PROBLEM. All entries are to be given again verbatim.
(begin)
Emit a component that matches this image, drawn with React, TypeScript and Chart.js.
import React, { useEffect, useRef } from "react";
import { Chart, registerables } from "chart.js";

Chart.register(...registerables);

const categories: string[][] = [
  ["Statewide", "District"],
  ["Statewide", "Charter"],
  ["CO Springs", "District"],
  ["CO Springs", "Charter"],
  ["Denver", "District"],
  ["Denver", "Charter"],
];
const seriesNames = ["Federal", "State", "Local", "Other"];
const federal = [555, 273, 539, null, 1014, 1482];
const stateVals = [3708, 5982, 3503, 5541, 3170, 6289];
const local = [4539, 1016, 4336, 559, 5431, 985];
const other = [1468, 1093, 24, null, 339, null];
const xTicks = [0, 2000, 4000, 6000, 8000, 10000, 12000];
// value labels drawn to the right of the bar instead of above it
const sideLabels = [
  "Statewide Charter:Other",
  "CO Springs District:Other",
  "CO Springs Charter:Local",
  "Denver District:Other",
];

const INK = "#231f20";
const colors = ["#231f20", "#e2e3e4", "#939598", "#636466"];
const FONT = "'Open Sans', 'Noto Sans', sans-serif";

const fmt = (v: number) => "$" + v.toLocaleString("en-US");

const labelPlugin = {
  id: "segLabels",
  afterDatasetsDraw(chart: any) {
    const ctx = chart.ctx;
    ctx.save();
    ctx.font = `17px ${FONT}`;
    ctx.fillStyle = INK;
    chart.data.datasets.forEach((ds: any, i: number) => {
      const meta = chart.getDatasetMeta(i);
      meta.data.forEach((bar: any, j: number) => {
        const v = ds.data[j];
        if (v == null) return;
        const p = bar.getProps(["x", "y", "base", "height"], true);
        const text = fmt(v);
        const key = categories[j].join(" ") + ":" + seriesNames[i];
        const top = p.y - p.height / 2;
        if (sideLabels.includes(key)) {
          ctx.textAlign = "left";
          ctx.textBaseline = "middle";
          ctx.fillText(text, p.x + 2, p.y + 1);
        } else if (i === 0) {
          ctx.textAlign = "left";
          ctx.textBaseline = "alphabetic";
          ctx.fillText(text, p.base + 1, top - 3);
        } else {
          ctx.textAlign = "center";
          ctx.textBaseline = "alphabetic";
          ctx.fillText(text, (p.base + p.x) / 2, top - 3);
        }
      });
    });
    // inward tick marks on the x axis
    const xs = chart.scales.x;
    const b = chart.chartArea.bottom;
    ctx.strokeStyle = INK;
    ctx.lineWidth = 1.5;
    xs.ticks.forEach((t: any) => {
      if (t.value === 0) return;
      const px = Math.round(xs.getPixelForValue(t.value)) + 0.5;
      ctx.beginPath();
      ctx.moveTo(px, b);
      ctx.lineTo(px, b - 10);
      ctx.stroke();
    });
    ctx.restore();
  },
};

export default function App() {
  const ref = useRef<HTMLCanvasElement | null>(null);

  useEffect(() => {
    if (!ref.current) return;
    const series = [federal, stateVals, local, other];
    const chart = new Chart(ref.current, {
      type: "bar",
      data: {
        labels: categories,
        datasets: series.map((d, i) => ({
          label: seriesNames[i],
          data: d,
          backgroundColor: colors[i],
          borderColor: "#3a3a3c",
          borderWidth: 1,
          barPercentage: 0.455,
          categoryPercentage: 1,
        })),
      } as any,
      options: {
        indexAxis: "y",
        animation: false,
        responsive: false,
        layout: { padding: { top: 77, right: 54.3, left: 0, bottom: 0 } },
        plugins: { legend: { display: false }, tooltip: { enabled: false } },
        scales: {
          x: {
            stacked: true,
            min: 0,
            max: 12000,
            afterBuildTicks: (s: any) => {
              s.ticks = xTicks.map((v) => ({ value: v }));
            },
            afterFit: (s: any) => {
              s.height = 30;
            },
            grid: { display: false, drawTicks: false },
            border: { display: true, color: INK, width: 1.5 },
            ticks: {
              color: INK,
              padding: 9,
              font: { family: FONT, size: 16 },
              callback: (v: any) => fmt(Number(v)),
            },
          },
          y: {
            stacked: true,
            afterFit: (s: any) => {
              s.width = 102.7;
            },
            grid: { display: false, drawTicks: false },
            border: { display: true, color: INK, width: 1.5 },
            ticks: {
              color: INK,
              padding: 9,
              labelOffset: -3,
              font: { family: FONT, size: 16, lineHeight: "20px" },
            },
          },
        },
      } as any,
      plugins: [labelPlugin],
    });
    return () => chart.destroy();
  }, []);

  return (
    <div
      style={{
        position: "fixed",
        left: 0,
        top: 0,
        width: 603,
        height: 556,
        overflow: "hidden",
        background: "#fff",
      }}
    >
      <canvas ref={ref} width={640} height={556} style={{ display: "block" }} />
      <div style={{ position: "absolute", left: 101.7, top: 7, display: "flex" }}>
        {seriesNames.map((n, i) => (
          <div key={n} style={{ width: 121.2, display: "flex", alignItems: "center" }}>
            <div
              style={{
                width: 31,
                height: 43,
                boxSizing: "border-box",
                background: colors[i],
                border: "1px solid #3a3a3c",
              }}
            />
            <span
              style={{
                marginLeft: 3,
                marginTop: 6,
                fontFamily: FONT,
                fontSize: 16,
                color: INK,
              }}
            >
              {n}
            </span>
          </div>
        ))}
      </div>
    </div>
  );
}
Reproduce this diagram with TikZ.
(end)
EXPECTED ANSWER.
Emit a component that matches this image, drawn with React, TypeScript and Chart.js.
import React, { useEffect, useRef } from "react";
import { Chart, registerables } from "chart.js";

Chart.register(...registerables);

const categories: string[][] = [
  ["Statewide", "District"],
  ["Statewide", "Charter"],
  ["CO Springs", "District"],
  ["CO Springs", "Charter"],
  ["Denver", "District"],
  ["Denver", "Charter"],
];
const seriesNames = ["Federal", "State", "Local", "Other"];
const federal = [555, 273, 539, null, 1014, 1482];
const stateVals = [3708, 5982, 3503, 5541, 3170, 6289];
const local = [4539, 1016, 4336, 559, 5431, 985];
const other = [1468, 1093, 24, null, 339, null];
const xTicks = [0, 2000, 4000, 6000, 8000, 10000, 12000];
// value labels drawn to the right of the bar instead of above it
const sideLabels = [
  "Statewide Charter:Other",
  "CO Springs District:Other",
  "CO Springs Charter:Local",
  "Denver District:Other",
];

const INK = "#231f20";
const colors = ["#231f20", "#e2e3e4", "#939598", "#636466"];
const FONT = "'Open Sans', 'Noto Sans', sans-serif";

const fmt = (v: number) => "$" + v.toLocaleString("en-US");

const labelPlugin = {
  id: "segLabels",
  afterDatasetsDraw(chart: any) {
    const ctx = chart.ctx;
    ctx.save();
    ctx.font = `17px ${FONT}`;
    ctx.fillStyle = INK;
    chart.data.datasets.forEach((ds: any, i: number) => {
      const meta = chart.getDatasetMeta(i);
      meta.data.forEach((bar: any, j: number) => {
        const v = ds.data[j];
        if (v == null) return;
        const p = bar.getProps(["x", "y", "base", "height"], true);
        const text = fmt(v);
        const key = categories[j].join(" ") + ":" + seriesNames[i];
        const top = p.y - p.height / 2;
        if (sideLabels.includes(key)) {
          ctx.textAlign = "left";
          ctx.textBaseline = "middle";
          ctx.fillText(text, p.x + 2, p.y + 1);
        } else if (i === 0) {
          ctx.textAlign = "left";
          ctx.textBaseline = "alphabetic";
          ctx.fillText(text, p.base + 1, top - 3);
        } else {
          ctx.textAlign = "center";
          ctx.textBaseline = "alphabetic";
          ctx.fillText(text, (p.base + p.x) / 2, top - 3);
        }
      });
    });
    // inward tick marks on the x axis
    const xs = chart.scales.x;
    const b = chart.chartArea.bottom;
    ctx.strokeStyle = INK;
    ctx.lineWidth = 1.5;
    xs.ticks.forEach((t: any) => {
      if (t.value === 0) return;
      const px = Math.round(xs.getPixelForValue(t.value)) + 0.5;
      ctx.beginPath();
      ctx.moveTo(px, b);
      ctx.lineTo(px, b - 10);
      ctx.stroke();
    });
    ctx.restore();
  },
};

export default function App() {
  const ref = useRef<HTMLCanvasElement | null>(null);

  useEffect(() => {
    if (!ref.current) return;
    const series = [federal, stateVals, local, other];
    const chart = new Chart(ref.current, {
      type: "bar",
      data: {
        labels: categories,
        datasets: series.map((d, i) => ({
          label: seriesNames[i],
          data: d,
          backgroundColor: colors[i],
          borderColor: "#3a3a3c",
          borderWidth: 1,
          barPercentage: 0.455,
          categoryPercentage: 1,
        })),
      } as any,
      options: {
        indexAxis: "y",
        animation: false,
        responsive: false,
        layout: { padding: { top: 77, right: 54.3, left: 0, bottom: 0 } },
        plugins: { legend: { display: false }, tooltip: { enabled: false } },
        scales: {
          x: {
            stacked: true,
            min: 0,
            max: 12000,
            afterBuildTicks: (s: any) => {
              s.ticks = xTicks.map((v) => ({ value: v }));
            },
            afterFit: (s: any) => {
              s.height = 30;
            },
            grid: { display: false, drawTicks: false },
            border: { display: true, color: INK, width: 1.5 },
            ticks: {
              color: INK,
              padding: 9,
              font: { family: FONT, size: 16 },
              callback: (v: any) => fmt(Number(v)),
            },
          },
          y: {
            stacked: true,
            afterFit: (s: any) => {
              s.width = 102.7;
            },
            grid: { display: false, drawTicks: false },
            border: { display: true, color: INK, width: 1.5 },
            ticks: {
              color: INK,
              padding: 9,
              labelOffset: -3,
              font: { family: FONT, size: 16, lineHeight: "20px" },
            },
          },
        },
      } as any,
      plugins: [labelPlugin],
    });
    return () => chart.destroy();
  }, []);

  return (
    <div
      style={{
        position: "fixed",
        left: 0,
        top: 0,
        width: 603,
        height: 556,
        overflow: "hidden",
        background: "#fff",
      }}
    >
      <canvas ref={ref} width={640} height={556} style={{ display: "block" }} />
      <div style={{ position: "absolute", left: 101.7, top: 7, display: "flex" }}>
        {seriesNames.map((n, i) => (
          <div key={n} style={{ width: 121.2, display: "flex", alignItems: "center" }}>
            <div
              style={{
                width: 31,
                height: 43,
                boxSizing: "border-box",
                background: colors[i],
                border: "1px solid #3a3a3c",
              }}
            />
            <span
              style={{
                marginLeft: 3,
                marginTop: 6,
                fontFamily: FONT,
                fontSize: 16,
                color: INK,
              }}
            >
              {n}
            </span>
          </div>
        ))}
      </div>
    </div>
  );
}
Reproduce this diagram with TikZ.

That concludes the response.